Thursday, July 1, 2010

These strikes are good for China – and for the world


Factory protests against rampant exploitation could help shift the Chinese model in a way that would benefit us all

Seumas Milne
guardian.co.uk, Wednesday 30 June 2010

"Something is stirring in the workshop of the world. For weeks, strikes and protests have been breaking out across the coastal regions which have been the engine of China's emergence as an economic power and have unleashed an avalanche of bargain-basement consumer goods on the rest of the globe. While trade unions in Europe are taking industrial action against cuts in wages, pensions and jobs, low-paid workers in China have been striking against rampant exploitation, and winning double-digit pay rises.....

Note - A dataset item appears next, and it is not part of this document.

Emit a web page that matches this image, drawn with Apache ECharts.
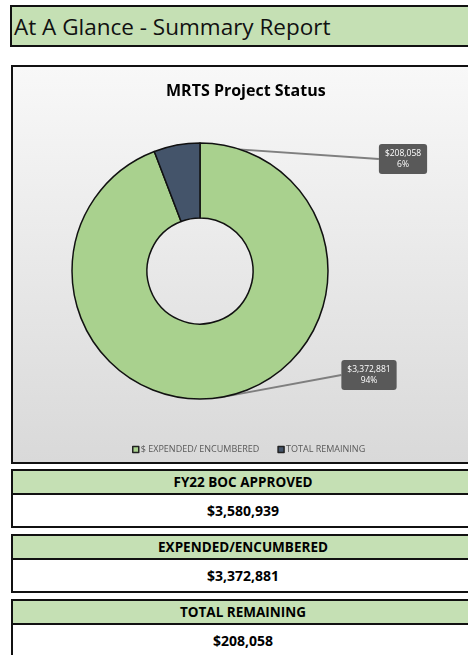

It's a powerful challenge to the Washington consensus that has driven economic policy for a generation. A growing Chinese economy also offers a welcome antidote to continued stagnation or recession in the western world, especially if the current switch to consumption continues. Strikes against poverty wages can only help. When Alan Greenspan, former chairman of the US Federal Reserve, hailed Chinese cheap labour as a lever to hold down global labour costs, he was highlighting what has been a burden on workers across the world. Sustainable, growing Chinese living standards should also strengthen the prospects of progressive domestic change. These strikes are good for China and good for the world."